## Source material
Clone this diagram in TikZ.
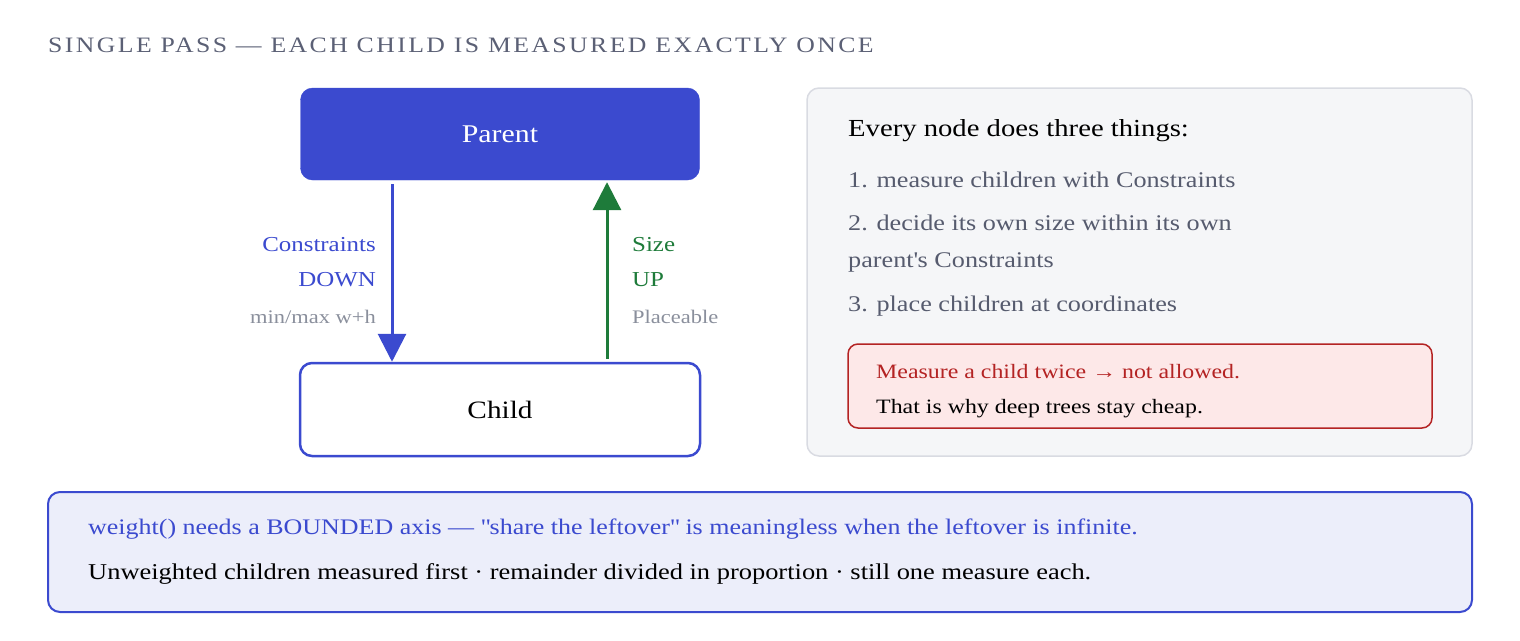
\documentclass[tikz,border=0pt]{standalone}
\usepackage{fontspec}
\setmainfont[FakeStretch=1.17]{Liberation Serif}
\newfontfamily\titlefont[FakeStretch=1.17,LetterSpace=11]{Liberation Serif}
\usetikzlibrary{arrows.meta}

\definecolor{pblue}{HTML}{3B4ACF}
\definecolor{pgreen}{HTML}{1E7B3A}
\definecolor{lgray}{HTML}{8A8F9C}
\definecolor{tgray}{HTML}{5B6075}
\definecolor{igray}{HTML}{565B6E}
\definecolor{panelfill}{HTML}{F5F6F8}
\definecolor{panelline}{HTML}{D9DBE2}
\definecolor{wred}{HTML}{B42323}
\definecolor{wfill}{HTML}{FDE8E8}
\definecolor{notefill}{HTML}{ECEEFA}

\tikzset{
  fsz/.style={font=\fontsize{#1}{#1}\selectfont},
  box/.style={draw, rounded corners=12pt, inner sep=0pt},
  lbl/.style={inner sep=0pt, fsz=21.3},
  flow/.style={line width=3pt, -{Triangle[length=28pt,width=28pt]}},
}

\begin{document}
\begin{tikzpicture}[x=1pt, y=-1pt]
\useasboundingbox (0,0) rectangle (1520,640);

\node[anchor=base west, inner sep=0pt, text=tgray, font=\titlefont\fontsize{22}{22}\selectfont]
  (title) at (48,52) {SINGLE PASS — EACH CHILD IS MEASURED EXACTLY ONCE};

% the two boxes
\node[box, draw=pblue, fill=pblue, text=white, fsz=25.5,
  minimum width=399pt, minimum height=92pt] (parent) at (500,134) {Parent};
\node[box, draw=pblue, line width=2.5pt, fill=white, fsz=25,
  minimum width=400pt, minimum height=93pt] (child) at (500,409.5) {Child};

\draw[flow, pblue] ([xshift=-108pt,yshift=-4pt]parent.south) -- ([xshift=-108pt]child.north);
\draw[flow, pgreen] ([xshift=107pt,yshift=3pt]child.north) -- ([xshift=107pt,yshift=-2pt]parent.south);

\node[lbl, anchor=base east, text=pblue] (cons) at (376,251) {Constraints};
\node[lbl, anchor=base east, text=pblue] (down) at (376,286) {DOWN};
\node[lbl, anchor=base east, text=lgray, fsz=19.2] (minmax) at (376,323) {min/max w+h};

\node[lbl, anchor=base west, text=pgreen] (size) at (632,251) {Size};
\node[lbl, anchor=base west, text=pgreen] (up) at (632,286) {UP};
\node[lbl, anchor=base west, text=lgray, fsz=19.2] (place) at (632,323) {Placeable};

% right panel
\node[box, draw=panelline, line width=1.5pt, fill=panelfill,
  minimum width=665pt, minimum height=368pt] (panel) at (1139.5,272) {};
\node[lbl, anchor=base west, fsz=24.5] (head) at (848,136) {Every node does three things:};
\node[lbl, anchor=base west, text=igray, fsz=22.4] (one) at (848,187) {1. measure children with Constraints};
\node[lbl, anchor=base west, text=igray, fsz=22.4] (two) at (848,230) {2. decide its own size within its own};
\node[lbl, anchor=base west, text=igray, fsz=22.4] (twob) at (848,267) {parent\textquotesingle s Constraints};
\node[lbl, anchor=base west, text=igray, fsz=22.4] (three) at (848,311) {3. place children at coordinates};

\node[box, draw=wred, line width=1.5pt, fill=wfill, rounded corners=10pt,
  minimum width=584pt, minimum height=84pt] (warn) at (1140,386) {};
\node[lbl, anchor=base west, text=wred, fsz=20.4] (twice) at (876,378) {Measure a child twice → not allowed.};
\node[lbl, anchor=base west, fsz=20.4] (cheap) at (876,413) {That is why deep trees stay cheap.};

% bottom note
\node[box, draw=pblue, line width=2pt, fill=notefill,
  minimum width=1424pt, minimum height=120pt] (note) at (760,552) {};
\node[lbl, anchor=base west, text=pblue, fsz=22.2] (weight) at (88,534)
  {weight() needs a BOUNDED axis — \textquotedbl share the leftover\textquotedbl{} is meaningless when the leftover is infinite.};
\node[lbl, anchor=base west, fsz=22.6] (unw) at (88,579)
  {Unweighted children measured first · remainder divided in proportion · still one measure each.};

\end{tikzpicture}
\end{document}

## The request
In your copy, leave out the pictures and reproduce the material above exactly.

## Exercise output
Clone this diagram in TikZ.
\documentclass[tikz,border=0pt]{standalone}
\usepackage{fontspec}
\setmainfont[FakeStretch=1.17]{Liberation Serif}
\newfontfamily\titlefont[FakeStretch=1.17,LetterSpace=11]{Liberation Serif}
\usetikzlibrary{arrows.meta}

\definecolor{pblue}{HTML}{3B4ACF}
\definecolor{pgreen}{HTML}{1E7B3A}
\definecolor{lgray}{HTML}{8A8F9C}
\definecolor{tgray}{HTML}{5B6075}
\definecolor{igray}{HTML}{565B6E}
\definecolor{panelfill}{HTML}{F5F6F8}
\definecolor{panelline}{HTML}{D9DBE2}
\definecolor{wred}{HTML}{B42323}
\definecolor{wfill}{HTML}{FDE8E8}
\definecolor{notefill}{HTML}{ECEEFA}

\tikzset{
  fsz/.style={font=\fontsize{#1}{#1}\selectfont},
  box/.style={draw, rounded corners=12pt, inner sep=0pt},
  lbl/.style={inner sep=0pt, fsz=21.3},
  flow/.style={line width=3pt, -{Triangle[length=28pt,width=28pt]}},
}

\begin{document}
\begin{tikzpicture}[x=1pt, y=-1pt]
\useasboundingbox (0,0) rectangle (1520,640);

\node[anchor=base west, inner sep=0pt, text=tgray, font=\titlefont\fontsize{22}{22}\selectfont]
  (title) at (48,52) {SINGLE PASS — EACH CHILD IS MEASURED EXACTLY ONCE};

% the two boxes
\node[box, draw=pblue, fill=pblue, text=white, fsz=25.5,
  minimum width=399pt, minimum height=92pt] (parent) at (500,134) {Parent};
\node[box, draw=pblue, line width=2.5pt, fill=white, fsz=25,
  minimum width=400pt, minimum height=93pt] (child) at (500,409.5) {Child};

\draw[flow, pblue] ([xshift=-108pt,yshift=-4pt]parent.south) -- ([xshift=-108pt]child.north);
\draw[flow, pgreen] ([xshift=107pt,yshift=3pt]child.north) -- ([xshift=107pt,yshift=-2pt]parent.south);

\node[lbl, anchor=base east, text=pblue] (cons) at (376,251) {Constraints};
\node[lbl, anchor=base east, text=pblue] (down) at (376,286) {DOWN};
\node[lbl, anchor=base east, text=lgray, fsz=19.2] (minmax) at (376,323) {min/max w+h};

\node[lbl, anchor=base west, text=pgreen] (size) at (632,251) {Size};
\node[lbl, anchor=base west, text=pgreen] (up) at (632,286) {UP};
\node[lbl, anchor=base west, text=lgray, fsz=19.2] (place) at (632,323) {Placeable};

% right panel
\node[box, draw=panelline, line width=1.5pt, fill=panelfill,
  minimum width=665pt, minimum height=368pt] (panel) at (1139.5,272) {};
\node[lbl, anchor=base west, fsz=24.5] (head) at (848,136) {Every node does three things:};
\node[lbl, anchor=base west, text=igray, fsz=22.4] (one) at (848,187) {1. measure children with Constraints};
\node[lbl, anchor=base west, text=igray, fsz=22.4] (two) at (848,230) {2. decide its own size within its own};
\node[lbl, anchor=base west, text=igray, fsz=22.4] (twob) at (848,267) {parent\textquotesingle s Constraints};
\node[lbl, anchor=base west, text=igray, fsz=22.4] (three) at (848,311) {3. place children at coordinates};

\node[box, draw=wred, line width=1.5pt, fill=wfill, rounded corners=10pt,
  minimum width=584pt, minimum height=84pt] (warn) at (1140,386) {};
\node[lbl, anchor=base west, text=wred, fsz=20.4] (twice) at (876,378) {Measure a child twice → not allowed.};
\node[lbl, anchor=base west, fsz=20.4] (cheap) at (876,413) {That is why deep trees stay cheap.};

% bottom note
\node[box, draw=pblue, line width=2pt, fill=notefill,
  minimum width=1424pt, minimum height=120pt] (note) at (760,552) {};
\node[lbl, anchor=base west, text=pblue, fsz=22.2] (weight) at (88,534)
  {weight() needs a BOUNDED axis — \textquotedbl share the leftover\textquotedbl{} is meaningless when the leftover is infinite.};
\node[lbl, anchor=base west, fsz=22.6] (unw) at (88,579)
  {Unweighted children measured first · remainder divided in proportion · still one measure each.};

\end{tikzpicture}
\end{document}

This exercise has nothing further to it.